The Divine Comedy

Dante Alighieri · c. 1320 · Epic Poetry

Dante Alighieri c. 1320 Epic Poetry Grades 10–12 · Rhetoric Stage
The Divine Comedy is Dante's epic journey through the three realms of the afterlife — Inferno, Purgatorio, and Paradiso. Guided by Virgil and then by Beatrice, Dante ascends from the depths of Hell to the vision of God. It is the supreme poem of the medieval world and one of the greatest literary achievements in any language.

What Is the Divine Comedy About?

"Midway upon the journey of our life, I found myself within a dark wood, where the straight way was lost." So begins Dante's poem — lost, afraid, and unable to find his way.

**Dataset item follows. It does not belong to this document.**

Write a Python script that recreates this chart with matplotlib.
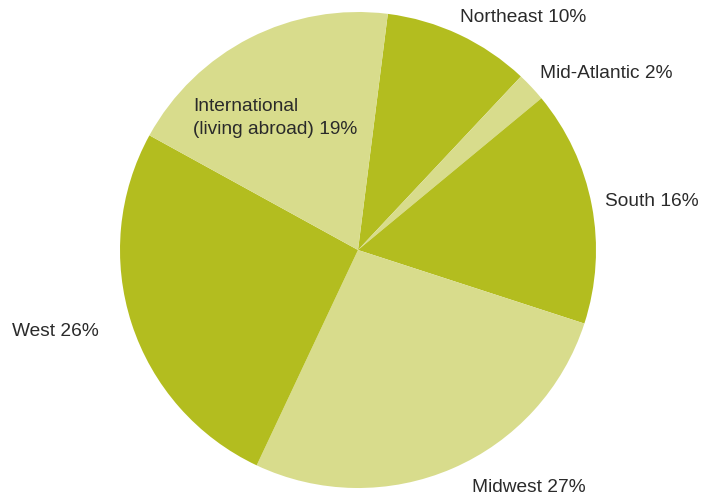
import matplotlib
matplotlib.use("Agg")
import matplotlib.pyplot as plt

regions = ["Northeast", "Mid-Atlantic", "South", "Midwest", "West", "International\n(living abroad)"]
shares = [10, 2, 16, 27, 26, 19]
colors = ["#b3bd1f", "#d8dc8c", "#b3bd1f", "#d8dc8c", "#b3bd1f", "#d8dc8c"]

# label anchor positions in pixels (left edge, vertical centre), top-left origin
label_pos = [(460, 17), (540, 74), (605, 201), (472, 488), (12, 331), (193, 118)]

W, H = 707, 495
fig = plt.figure(figsize=(W / 100, H / 100), dpi=100)
ax = fig.add_axes([0, 0, 1, 1])

ax.pie(shares, colors=colors, startangle=82.8, counterclock=False,
       center=(358, H - 250), radius=238, frame=True,
       wedgeprops=dict(linewidth=0))
ax.set_xlim(0, W)
ax.set_ylim(0, H)
ax.set_aspect("equal")
ax.axis("off")

for name, val, (x, y) in zip(regions, shares, label_pos):
    ax.text(x, H - y, f"{name} {val}%", ha="left", va="center",
            fontsize=13.8, color="#2a2a2a", family="Liberation Sans",
            linespacing=1.4)

fig.savefig("out.png", dpi=100)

The Roman poet Virgil appears to guide him through Hell and Purgatory.

In the Inferno, Dante descends through nine circles of Hell, each punishing a different category of sin with fitting irony — the lustful are blown by eternal winds, the wrathful fight endlessly in a river of mud. At the bottom sits Satan, frozen in ice, chewing on Judas, Brutus, and Cassius.

In Purgatorio, souls ascend a mountain of purification, shedding their sins layer by layer. In Paradiso, Beatrice — Dante's beloved — guides him through the celestial spheres to a vision of God that transcends all language: "the Love that moves the sun and the other stars."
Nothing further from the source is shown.